My analysis seems to be that the lack of substance in certain moments of telvision network newscasts is a product of the medium as much as a product of the motivation of anchors. NPR occassionally lets through a comparably inane introduction, especially in some reporters' stilted intros to their sound bites.

More generally, lack of substance in public political speech is a product of representative democracy in which constituents need only develop general knowledge of "issues" and rely on supposedly well-informed leaders to work out details along lines least offensive to constituents. In such an environment, the preferred stance vis-a-vis AIDS in Africa, from the perspective of a liberal leader, is to support a national foreign-aid spending package, rather than to address specific land-tenure issues related to cultural empowerment of African descendants living in urban US settings. I'm probably advancing the notion that if progressive minded people relied on truly substantive public dialogue, rather than sound-bite idealism, the political institutions we see today, left, right and center, would not long stand.

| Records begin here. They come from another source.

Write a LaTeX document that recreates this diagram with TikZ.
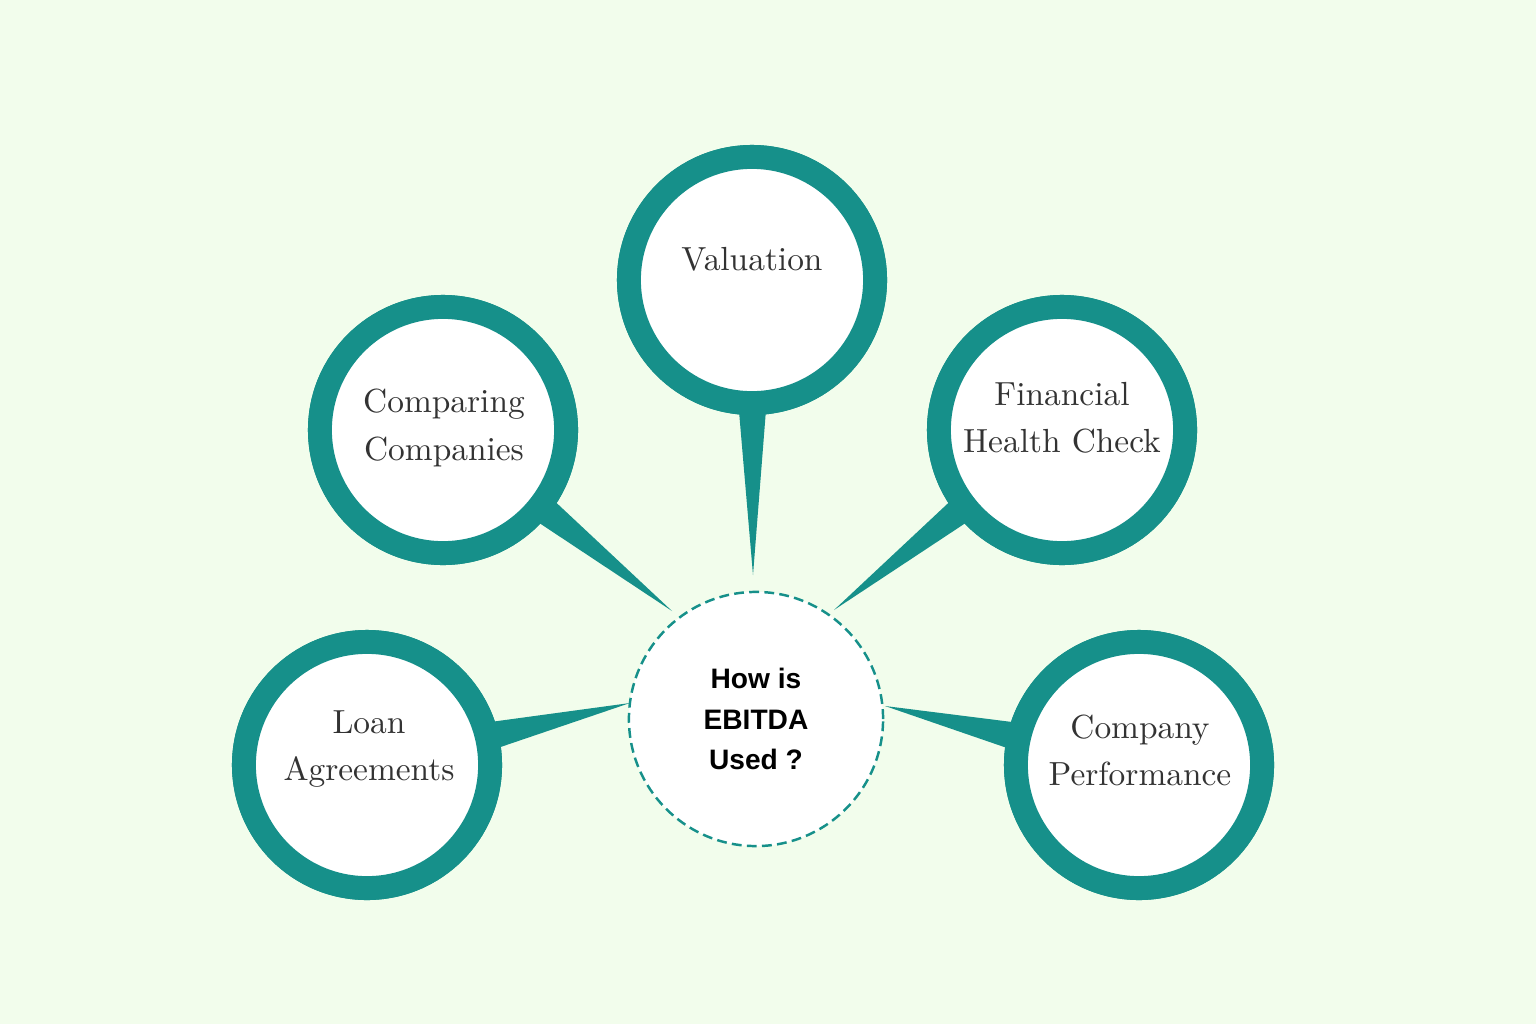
\documentclass[tikz,border=0pt]{standalone}
\usepackage{fontspec}
\newfontfamily\hubfont{Liberation Sans}
\usetikzlibrary{calc}
\definecolor{tealring}{HTML}{16908A}
\definecolor{bgmint}{HTML}{F2FDEC}
\definecolor{inktext}{HTML}{333333}
\begin{document}
\begin{tikzpicture}[x=0.01cm,y=-0.01cm,
  bubble/.style={circle,draw=tealring,line width=6.8pt,fill=white,minimum size=2.46cm,inner sep=0pt},
  lbl/.style={align=center,text=inktext,inner sep=0pt,font=\fontsize{9.5}{13.4}\selectfont},
  hub/.style={circle,draw=tealring,line width=0.7pt,dash pattern=on 2.8pt off 1.5pt,fill=white,minimum size=2.54cm,inner sep=0pt,align=center,font=\hubfont\bfseries\fontsize{8}{11.4}\selectfont},
  tail/.style={fill=tealring}]
\fill[bgmint] (0,0) rectangle (1536,1024);
\useasboundingbox (0,0) rectangle (1536,1024);
% bubbles and the tips of their tails
\node[bubble] (val)  at (752,280) {};
\node[bubble] (comp) at (443,430) {};
\node[bubble] (fin)  at (1062,430) {};
\node[bubble] (loan) at (367,765) {};
\node[bubble] (perf) at (1139,765) {};
\coordinate (valtip)  at (753,575);
\coordinate (comptip) at (672,611);
\coordinate (fintip)  at (834,610);
\coordinate (loantip) at (630,703);
\coordinate (perftip) at (885,706);
\foreach \b in {val,comp,fin,loan,perf}
  \fill[tail] (\b tip) -- ($(\b)!1.3cm!6:(\b tip)$) -- ($(\b)!1.3cm!-6:(\b tip)$) -- cycle;
% redraw rings on top of the tails
\foreach \b in {val,comp,fin,loan,perf}
  \node[bubble] at (\b) {};
\node[lbl] (valt)  at ($(val)+(0,-21)$) {Valuation};
\node[lbl] (compt) at ($(comp)+(1,-2)$) {Comparing\\Companies};
\node[lbl] (fint)  at ($(fin)+(0,-12)$) {Financial\\Health Check};
\node[lbl] (loant) at ($(loan)+(2,-16)$) {Loan\\Agreements};
\node[lbl] (perft) at ($(perf)+(1,-15)$) {Company\\Performance};
\node[hub] (ebitda) at (756,719) {How is\\EBITDA\\Used ?};
\end{tikzpicture}
\end{document}
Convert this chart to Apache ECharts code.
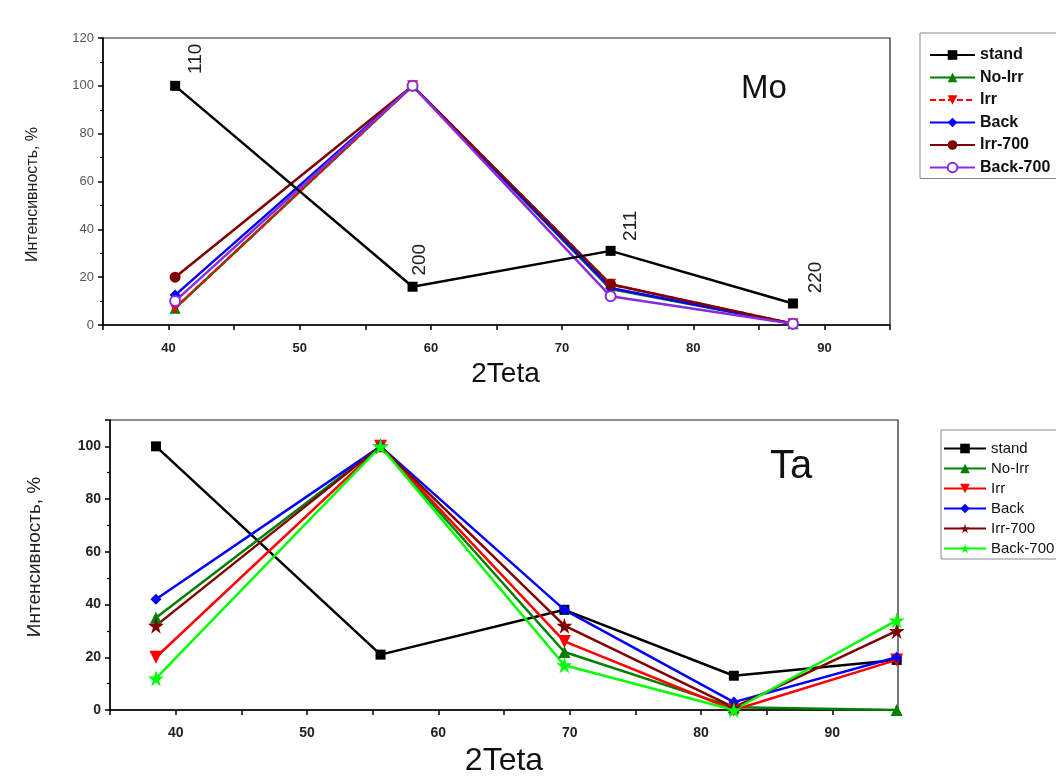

It's not about content, but about presentation. The one-time description of an event as "dramatic" is not presented in this article. Rather the double suggestion, followed by the response which adds nothing but reinforcement that an anticipated event already is, in this case, dramatic; and by reporters who are supposed to be reporting on the event, not describing it before it happens.
How about "Let's take you now to our reporter on site. Hello Johnny." "Yo! Wolf. I'm standing by here waiting for the scheduled event with five hundred other reporters eating sandwiches provided for us by the FCC. We're all in our designated locations next to the cameras, of which there appear to be about thirty. Way back around the corner and down a level are some protestors, but I can't tell you anything about them from here. They don't have a press corps, but their soup smells good. There's a huge banner hanging below the bridgedeck above the podium which declares Victory of some sort; but we'll have to wait for the President to arrive before knowing just what Victory is referenced." ...etc.


Well, that would be the way I would prefer the event introduced, more or less, but they wouldn't let the protesters on the aircraft carrier. Anyway, I think it is research in audience attentiveness and listening habits that leads to the idle-banter format. I don't prefer the format, but other viewers do. Giving the news anchors credit that maybe they do correctly understand the value of describing an event in a single word, and that repeating that simplified descriptive in idle dialogue is a legitimate, effective communication technique and that in the case of this event the word would be dramatic, but then agreeing that dramatic aircraft carrier landings are an inane way to declare victory in a perpetual war, then the inane communication here originates not with the television anchors, but with the President. And the anchors, bound by ethics to be neutral, cannot elaborate on how the dramatic, very dramatic landing is inane, very, very inane.